GCCs in India score high on empowerment and inclusiveness: Deloitte report
The Deloitte India report highlighted strong culture building practice among GCCs in India which is driving their growth.
Global Capability Centres (GCCs) in India are not just technology powerhouses but are also redefining themselves as culture-driven, employee-first organisations, according to a report.
The Deloitte India GCC Culture Sensing Report 2025 reveals a strong Culture Index of 82/100, where nearly 95% of organisations excel in empowerment and inclusion through transparent policies, equal opportunities and robust CSR initiatives.
Collaborative leadership, strong wellness programmes and flexible, supportive policies are helping GCCs build resilient, high-performing workplace cultures.
The report underscores how GCCs are embedding diversity and inclusion, with wellness initiatives, supportive leadership and psychological safety enhancing engagement and workplace experience.
This drives stronger talent retention and higher productivity and positions India’s GCCs as a benchmark for people-first sustainable growth. The financial services sector is leading in providing robust learning opportunities, with 81% of GCCs offering strong skilling and development pathways.
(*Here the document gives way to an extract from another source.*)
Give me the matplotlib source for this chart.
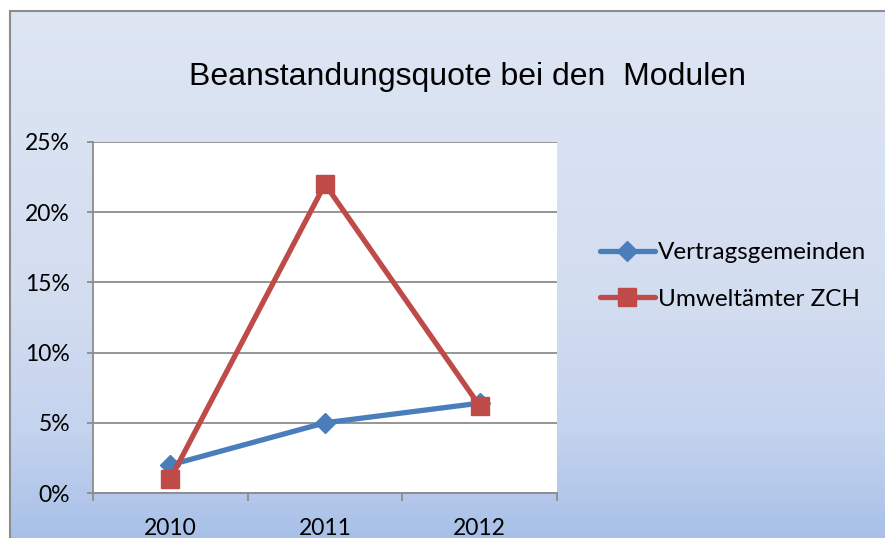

Saurabh Dwivedi, Partner, Deloitte India, said, “Our study of 100 GCCs reveals inclusivity and ethics as strengths, with scores of 90 and 85. Financial services and technology GCCs show the most consistent empowerment, while consumer and energy reflect uneven maturity. Agility and innovation remain the weakest. Only 23% score above 80, compared with 95% for inclusion. The next frontier is clear: embedding innovation and performance discipline to transform India’s GCCs into resilient, future-ready organisations on the global stage.”
However, persistent challenges remain across industries, including favouritism, promotion biases, wage competitiveness and limited access to advanced tools, that continue to weigh on employee sentiment. Agility scores also average just 74, with only 23% of organisations demonstrating high adaptability, signalling resistance to change that could slow innovation and responsiveness.
The future of India’s GCCs will be defined by scale, efficiency and the strength of their people-first cultures. Sustainable and inclusive growth will hinge on targeted efforts to standardise wages, advance gender parity and accelerate workforce development.
The report calls on organisations to adopt comprehensive compensation strategies and make long-term commitments to improving workplace conditions and career progression, particularly for India’s vast and critical workforce. This coordinated approach will maintain India’s competitive edge and ensure GCCs continue to drive the nation’s economic growth and innovation ambitions.